No, this is not a homework assignment. It’s been a long time since I took stat. I’m trying to figure out a probability distribution that will fit the following data:
I was always more of a pure mathematician, but I think you need to make an explicit distribution.
p(1) = 1/66
p(2) = 1/66
p(60) = 2/66 = 1/33
etc.
But perhaps what you are looking for is a common distibution that will approximate the data. Make a histogram and look at the shape - if it is bell-shaped, look at a Gaussian curve; a box, it’s uniform, etc.
How will you handle the gaps? For example, there are no 3’s.
Some context would help. It’s not an awful fit to an exponential, but there is a sort of spike in the data near 8-10. Is that expected given the context?

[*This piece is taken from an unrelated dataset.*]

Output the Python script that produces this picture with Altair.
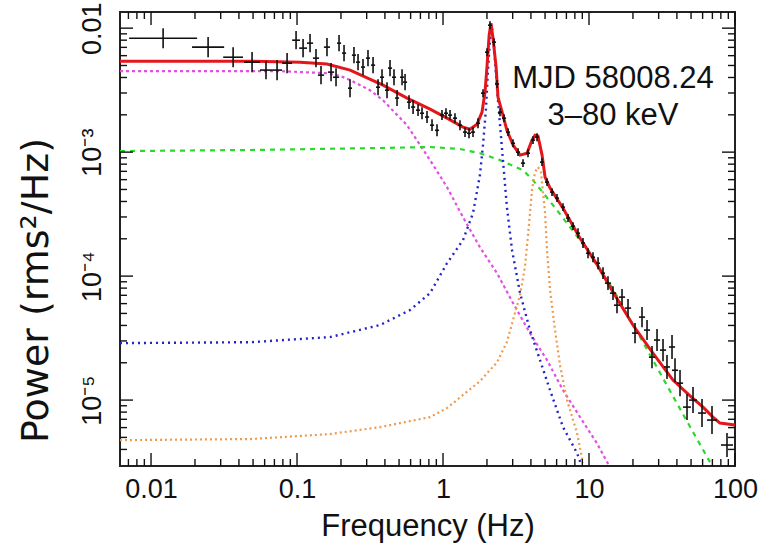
import altair as alt
import pandas as pd

# ------------------------------------------------------------------ data
# observed power spectrum: bin centre, power, error (dex) and bin half-width (dex)
obs_freq = [
    0.0121, 0.0246, 0.0365, 0.0492, 0.0613, 0.0730, 0.0855, 0.0985, 0.110, 0.1228,
    0.1349, 0.1460, 0.1604, 0.1710, 0.1850, 0.1940, 0.2099, 0.2307, 0.2456, 0.2618,
    0.2831, 0.3063, 0.3317, 0.3589, 0.3821, 0.4134, 0.4335, 0.4617, 0.4842, 0.5240,
    0.5495, 0.5848, 0.6237, 0.6745, 0.7180, 0.7770, 0.8407, 0.9097, 0.984, 1.048,
    1.117, 1.208, 1.307, 1.415, 1.507, 1.605, 1.737, 1.879, 2.002, 2.099,
    2.235, 2.344, 2.457, 2.617, 2.788, 3.016, 3.264, 3.531, 3.821, 4.135,
    4.404, 4.765, 5.157, 5.579, 6.037, 6.636, 7.181, 7.770, 8.408, 9.097,
    9.843, 10.65, 11.53, 12.47, 13.49, 14.60, 15.55, 16.83, 18.50, 20.66,
    23.07, 24.97, 27.01, 29.23, 32.13, 34.21, 37.03, 38.82, 42.01, 46.91,
    51.57, 59.43, 69.58, 88.14]
obs_power = [
    8.30e-3, 7.03e-3, 5.83e-3, 5.32e-3, 4.59e-3, 4.59e-3, 5.22e-3, 8.00e-3, 6.90e-3, 7.57e-3,
    5.73e-3, 4.18e-3, 7.03e-3, 4.42e-3, 4.02e-3, 7.57e-3, 6.29e-3, 3.28e-3, 6.06e-3, 5.32e-3,
    4.85e-3, 5.73e-3, 5.03e-3, 3.34e-3, 4.02e-3, 3.16e-3, 4.76e-3, 4.02e-3, 2.73e-3, 4.02e-3,
    3.67e-3, 2.53e-3, 2.31e-3, 2.18e-3, 2.06e-3, 1.92e-3, 1.65e-3, 1.50e-3, 1.99e-3, 2.06e-3,
    1.99e-3, 1.88e-3, 1.65e-3, 1.45e-3, 1.42e-3, 1.45e-3, 1.71e-3, 2.99e-3, 6.40e-3, 1.057e-2,
    7.71e-3, 3.54e-3, 2.10e-3, 1.88e-3, 1.45e-3, 1.18e-3, 1.00e-3, 8.15e-4, 9.81e-4, 1.25e-3,
    1.32e-3, 8.31e-4, 5.73e-4, 4.76e-4, 4.26e-4, 3.60e-4, 2.94e-4, 2.53e-4, 2.22e-4, 1.85e-4,
    1.53e-4, 1.42e-4, 1.27e-4, 1.057e-4, 8.78e-5, 7.29e-5, 5.83e-5, 6.77e-5, 5.52e-5, 3.47e-5,
    4.67e-5, 3.67e-5, 2.22e-5, 3.05e-5, 2.53e-5, 1.85e-5, 2.68e-5, 1.74e-5, 1.37e-5, 8.78e-6,
    1.00e-5, 7.86e-6, 6.90e-6, 4.34e-6]
obs_perr_dex = [
    0.081, 0.081, 0.081, 0.081, 0.073, 0.081, 0.081, 0.073, 0.073, 0.073,
    0.073, 0.073, 0.073, 0.073, 0.073, 0.065, 0.065, 0.073, 0.065, 0.065,
    0.065, 0.065, 0.065, 0.065, 0.065, 0.065, 0.065, 0.065, 0.065, 0.065,
    0.065, 0.056, 0.056, 0.048, 0.048, 0.048, 0.048, 0.048, 0.040, 0.040,
    0.040, 0.040, 0.040, 0.040, 0.040, 0.040, 0.040, 0.032, 0.032, 0.032,
    0.032, 0.032, 0.032, 0.032, 0.032, 0.032, 0.032, 0.032, 0.032, 0.032,
    0.032, 0.032, 0.032, 0.032, 0.032, 0.032, 0.032, 0.032, 0.040, 0.040,
    0.040, 0.040, 0.048, 0.048, 0.056, 0.056, 0.065, 0.065, 0.073, 0.081,
    0.081, 0.081, 0.089, 0.089, 0.089, 0.097, 0.097, 0.097, 0.105, 0.105,
    0.105, 0.113, 0.113, 0.097]
obs_fwid_dex = [
    0.233, 0.110, 0.068, 0.055, 0.041, 0.034, 0.034, 0.027, 0.027, 0.021,
    0.021, 0.021, 0.021, 0.021, 0.021, 0.014, 0.014, 0.014, 0.014, 0.014,
    0.014, 0.014, 0.014, 0.014, 0.014, 0.014, 0.014, 0.014, 0.014, 0.014,
    0.014, 0.014, 0.014, 0.014, 0.014, 0.014, 0.014, 0.014, 0.014, 0.014,
    0.014, 0.014, 0.014, 0.014, 0.014, 0.014, 0.014, 0.014, 0.014, 0.014,
    0.014, 0.014, 0.014, 0.014, 0.014, 0.014, 0.014, 0.014, 0.014, 0.014,
    0.014, 0.014, 0.014, 0.014, 0.014, 0.014, 0.014, 0.014, 0.014, 0.014,
    0.014, 0.014, 0.014, 0.014, 0.021, 0.021, 0.021, 0.021, 0.021, 0.021,
    0.021, 0.021, 0.021, 0.021, 0.021, 0.021, 0.021, 0.021, 0.021, 0.027,
    0.027, 0.027, 0.034, 0.041]

# total model (red)
red_f = [0.00613, 0.0477, 0.105, 0.160, 0.231, 0.388, 0.567, 0.815, 1.065, 1.37,
         1.53, 1.71, 1.85, 1.94, 2.00, 2.07, 2.13, 2.20, 2.31, 2.38,
         2.54, 2.74, 3.02, 3.37, 3.76, 4.07, 4.27, 4.47, 4.77, 5.00,
         5.41, 6.64, 8.68, 11.3, 14.6, 20.0, 27.4, 37.6, 49.2, 60.4,
         70.6, 78.9, 100]
red_p = [5.42e-3, 5.42e-3, 5.32e-3, 5.13e-3, 4.59e-3, 3.47e-3, 2.73e-3, 2.22e-3, 1.88e-3, 1.59e-3,
         1.53e-3, 1.68e-3, 2.10e-3, 3.05e-3, 4.85e-3, 8.78e-3, 1.097e-2, 8.30e-3, 4.85e-3, 2.78e-3,
         2.10e-3, 1.50e-3, 1.14e-3, 9.46e-4, 9.81e-4, 1.25e-3, 1.37e-3, 1.35e-3, 9.46e-4, 6.28e-4,
         5.13e-4, 3.53e-4, 2.02e-4, 1.25e-4, 7.43e-5, 4.03e-5, 2.39e-5, 1.45e-5, 1.08e-5, 8.78e-6,
         7.29e-6, 6.53e-6, 6.28e-6]

# low-frequency noise component (magenta)
mag_f = [0.00613, 0.0217, 0.0765, 0.160, 0.200, 0.231, 0.316, 0.388, 0.567, 0.815,
         1.065, 1.37, 1.79, 2.34, 3.02, 3.94, 5.16, 6.64, 8.68, 11.3, 13.9]
mag_p = [4.50e-3, 4.50e-3, 4.50e-3, 4.33e-3, 4.10e-3, 3.81e-3, 3.16e-3, 2.62e-3, 1.65e-3, 8.62e-4,
         5.22e-4, 2.99e-4, 1.71e-4, 1.06e-4, 6.05e-5, 3.47e-5, 2.10e-5, 1.20e-5, 7.30e-6, 4.50e-6, 2.88e-6]

# broad noise component (green)
grn_f = [0.00613, 0.0477, 0.370, 0.815, 1.307, 1.79, 2.457, 3.531, 4.135, 6.037,
         8.68, 14.6, 18.50, 22.4, 32.13, 44.0, 67.4]
grn_p = [1.02e-3, 1.04e-3, 1.08e-3, 1.10e-3, 1.06e-3, 9.80e-4, 8.62e-4, 7.16e-4, 5.94e-4, 3.40e-4,
         1.95e-4, 7.86e-5, 4.76e-5, 3.22e-5, 1.50e-5, 7.70e-6, 3.16e-6]

# QPO fundamental (blue)
blu_f = [0.00613, 0.0477, 0.168, 0.370, 0.594, 0.815, 1.065, 1.37, 1.605, 1.79,
         1.879, 1.970, 2.033, 2.099, 2.13, 2.166, 2.235, 2.307, 2.38, 2.54,
         2.74, 2.97, 3.37, 3.94, 4.62, 5.41, 6.64, 8.28, 8.96]
blu_p = [2.88e-5, 2.93e-5, 3.22e-5, 4.03e-5, 5.32e-5, 7.29e-5, 1.27e-4, 1.95e-4, 3.22e-4, 6.53e-4,
         1.14e-3, 2.26e-3, 4.59e-3, 8.00e-3, 1.00e-2, 1.00e-2, 7.29e-3, 4.18e-3, 2.62e-3, 1.04e-3,
         3.60e-4, 1.62e-4, 7.29e-5, 3.67e-5, 2.10e-5, 1.20e-5, 6.05e-6, 3.74e-6, 2.88e-6]

# QPO harmonic (orange)
org_f = [0.00613, 0.0477, 0.168, 0.370, 0.815, 1.065, 1.37, 1.79, 2.344, 2.74,
         3.016, 3.37, 3.64, 3.821, 4.07, 4.27, 4.47, 4.69, 5.00, 5.157,
         5.41, 5.85, 6.33, 7.07, 8.28, 9.10]
org_p = [4.75e-6, 4.85e-6, 5.32e-6, 6.05e-6, 7.29e-6, 8.62e-6, 1.10e-5, 1.42e-5, 2.02e-5, 2.94e-5,
         4.42e-5, 7.03e-5, 1.18e-4, 2.14e-4, 4.94e-4, 6.90e-4, 7.57e-4, 6.90e-4, 3.22e-4, 1.62e-4,
         7.71e-5, 3.67e-5, 1.91e-5, 1.00e-5, 5.42e-6, 3.10e-6]

# axis ticks and labels
x_major = [0.01, 0.1, 1, 10, 100]
x_tick_labels = ["0.01", "0.1", "1", "10", "100"]
x_minor = [0.007, 0.008, 0.009,
           0.02, 0.03, 0.04, 0.05, 0.06, 0.07, 0.08, 0.09,
           0.2, 0.3, 0.4, 0.5, 0.6, 0.7, 0.8, 0.9,
           2, 3, 4, 5, 6, 7, 8, 9,
           20, 30, 40, 50, 60, 70, 80, 90]
y_major = [1e-5, 1e-4, 1e-3, 1e-2]
y_tick_labels = ["10\u207b\u2075", "10\u207b\u2074", "10\u207b\u00b3", "0.01"]
y_minor = [4e-6, 5e-6, 6e-6, 7e-6, 8e-6, 9e-6,
           2e-5, 3e-5, 4e-5, 5e-5, 6e-5, 7e-5, 8e-5, 9e-5,
           2e-4, 3e-4, 4e-4, 5e-4, 6e-4, 7e-4, 8e-4, 9e-4,
           2e-3, 3e-3, 4e-3, 5e-3, 6e-3, 7e-3, 8e-3, 9e-3]

annotation_lines = ["MJD 58008.24", "3\u201380 keV"]

# ------------------------------------------------------------------ chart
FONT = "Liberation Sans, Arial, Helvetica, sans-serif"
YFONT = "DejaVu Sans, Liberation Sans, sans-serif"
W, H = 615, 454
MAJ, MIN = 13, 7
INK = "#111111"

xs = alt.Scale(type="log", domain=[0.00613, 100], nice=False)
ys = alt.Scale(type="log", domain=[2.94e-6, 0.0135], nice=False)


def label_expr(values, labels):
    expr = f"'{labels[-1]}'"
    for v, lab in reversed(list(zip(values[:-1], labels[:-1]))):
        expr = f"datum.value < {v * 3:g} ? '{lab}' : ({expr})"
    return expr


x_axis = alt.Axis(
    values=x_major, labelExpr=label_expr(x_major, x_tick_labels),
    ticks=False, tickSize=0, domain=False, grid=False,
    labelFont=FONT, labelFontSize=27, labelColor=INK, labelBaseline="alphabetic",
    labelPadding=31, labelFlush=False, labelOverlap=False,
    title="Frequency (Hz)", titleFont=FONT, titleFontSize=31, titleFontWeight="normal",
    titleColor=INK, titleX=W / 2, titleY=69, titleAlign="center", titleBaseline="alphabetic")

y_axis = alt.Axis(
    values=y_major, labelExpr=label_expr(y_major, y_tick_labels),
    ticks=False, tickSize=0, domain=False, grid=False,
    labelFont=FONT, labelFontSize=27, labelColor=INK, labelAngle=270,
    labelAlign="center", labelBaseline="alphabetic", labelPadding=20,
    labelFlush=False, labelOverlap=False,
    title="Power (rms\u00b2/Hz)", titleFont=YFONT, titleFontSize=38, titleFontWeight="normal",
    titleColor=INK, titleAngle=270, titleX=-73, titleY=278, titleAlign="center",
    titleBaseline="alphabetic")


def curve(f, p, color, dash, width):
    df = pd.DataFrame({"f": f, "p": p})
    kw = dict(color=color, strokeWidth=width, clip=True)
    if dash:
        kw["strokeDash"] = dash
    return alt.Chart(df).mark_line(**kw).encode(
        x=alt.X("f:Q", scale=xs, axis=x_axis),
        y=alt.Y("p:Q", scale=ys, axis=y_axis))


def xticks(vals, length, top):
    y0, y1 = (0, length) if top else (H, H - length)
    return alt.Chart(pd.DataFrame({"v": vals})).mark_rule(color=INK, strokeWidth=1.4).encode(
        x=alt.X("v:Q", scale=xs, axis=x_axis), y=alt.value(y0), y2=alt.value(y1))


def yticks(vals, length, right):
    x0, x1 = (W, W - length) if right else (0, length)
    return alt.Chart(pd.DataFrame({"v": vals})).mark_rule(color=INK, strokeWidth=1.4).encode(
        y=alt.Y("v:Q", scale=ys, axis=y_axis), x=alt.value(x0), x2=alt.value(x1))


obs = pd.DataFrame({"f": obs_freq, "p": obs_power, "pe": obs_perr_dex, "fw": obs_fwid_dex})
obs_base = alt.Chart(obs).transform_calculate(
    p_lo="datum.p * pow(10, -datum.pe)", p_hi="datum.p * pow(10, datum.pe)",
    f_lo="datum.f * pow(10, -datum.fw)", f_hi="datum.f * pow(10, datum.fw)")
ybars = obs_base.mark_rule(color=INK, strokeWidth=1.6, clip=True).encode(
    x=alt.X("f:Q", scale=xs, axis=x_axis),
    y=alt.Y("p_lo:Q", scale=ys, axis=y_axis), y2="p_hi:Q")
xbars = obs_base.mark_rule(color=INK, strokeWidth=1.6, clip=True).encode(
    x=alt.X("f_lo:Q", scale=xs, axis=x_axis), x2="f_hi:Q",
    y=alt.Y("p:Q", scale=ys, axis=y_axis))

anno_df = pd.DataFrame({"text": annotation_lines, "row": list(range(len(annotation_lines)))})
anno_layers = [
    alt.Chart(anno_df).transform_filter(alt.datum.row == i).mark_text(
        font=FONT, fontSize=31, align="center", baseline="alphabetic", color=INK
    ).encode(text="text:N", x=alt.value(493), y=alt.value(76 + 37 * i))
    for i in range(len(annotation_lines))
]

layers = [
    curve(mag_f, mag_p, "#e24fe2", [3, 3], 2.2),
    curve(grn_f, grn_p, "#2ad92a", [5, 5], 2.2),
    curve(blu_f, blu_p, "#2323c8", [2, 4], 2.4),
    curve(org_f, org_p, "#f09a4c", [2, 3], 2.2),
    curve(red_f, red_p, "#e3171b", None, 3.0),
    xbars, ybars,
    xticks(x_major, MAJ, False), xticks(x_minor, MIN, False),
    xticks(x_major, MAJ, True), xticks(x_minor, MIN, True),
    yticks(y_major, MAJ, False), yticks(y_minor, MIN, False),
    yticks(y_major, MAJ, True), yticks(y_minor, MIN, True),
] + anno_layers

chart = alt.layer(*layers).properties(
    width=W, height=H,
    autosize=alt.AutoSizeParams(type="none"),
    padding={"left": 120, "top": 12, "right": 39, "bottom": 79},
    background="white",
).configure_view(stroke="#222222", strokeWidth=2)

chart.save("out.html", embed_options={"renderer": "svg", "actions": False})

Relevant? 'Cause an exponential (for example) eliminates that.
With such sparse data, you’ll do best with something motivated by the nature of the problem. “Best” isn’t defined otherwise, except perhaps via what SaintCad describes, namely just turning the numbers directly into a distribution (which I’m guessing isn’t what you’re after.)
ETA: In other words – While it’s a lousy fit to a Gaussian, it is presumably a much better fit to, say, five Gaussians together. Where you draw the line in complexity depends on the problem you’re tackling.
The mean and standard deviation of your data are very nearly equal, so an exponential distribution might work well, if it makes any theoretical sense. What are you measuring?
After thinking about things in light of the comments here, I’m pretty confident that the data can be modeled as coming from 2 probability distributions. A larger one that is exponential, and a smaller one that is Gaussian.
I believe I remember enough stat to approximate the parameters of the distributions.
I’m sorry for not revealing where the data comes from or what it signififies, but it’s a little personal.
Okay, I usually charge $50/hour for this, but 'tis the season and all that.
Looking at a histogram of the data with a bin size of 25 (i.e. bar one includes 1-25, bar two 26-50, etc.) the distribution looks exponential. However if you decrease the bin size to 5, it no longer seems to be exponential. If it were, you should see a spike in the first bar.
It looks to me that what you have is a unimodal (single-peaked) distribution which is highly skewed to the right. However, if you lose a few of those "10"s then the peak goes away and the distribution from 1 to 40 looks almost uniform. I’ve learned from experience that if your conclusion is based on the position of a handful of data points, you need to rethink things.
My professional opinion: Eh, I dunno. Might be unimodal with a peak around 10. Probably not exponential. In any case it’s highly skewed to the right. Go back and take more obsevations. If you’re looking to put a name on the distribution, forget about it. Real world examples rarely work out that nicely.
This is a situation where knowing what you are measuring is very important. If these numbers represent counts you analyze them one way. If they are survival time (time-to-event) measurements then you analyze them another. Need more info!
One last thing: The fact that most of the numbers end in zero indicate to me that there’s some selective rounding going on. (This is why all those "10"s bug me.) If all data are not being measured and recorded in exactly the same way, that’s a problem. It actually tells you more about the researchers than whatever is being researched. I once analyzed some morgue record data from a Southern city from the 1930s and while the dead white folk tended to have rather detailed data, the dead black people usually had ages, heights, and weights that ended in 0 or 5. Try analyzing a distribution that has a spike every five units!
I hope this helps. Please dump a bunch of bucks in the nearest Salvation Army bucket as payment. Thanks!
Regarding the two distribution idea, if you have reason to believe that there are two processes at work creating two different distributions, then that’s a great idea to pursue. However, if you are grasping at straws in order to make your data conform to some ideal, then you’re only fooling yourself.
To be honest I’ve never seen a mixture of an exponential and a Gaussian (doesn’t anybody say “normal” anymore?) ouside of a textbook. A distribution is a relfection of some process, and the processes that create these two distributions are generally very dissimilar from each other.
Anyway, one of them can’t be a Gaussian distribution because you have a lower limit of zero. The normal distribution doesn’t have limits and you have too much data close to zero.
It’s not too uncommon a combination. All you need are two competing processes, one giving a peaked “signal” on top of an exponentially falling “background”.
Another thing to check out is a power law, which shows up in many real-world scenarios.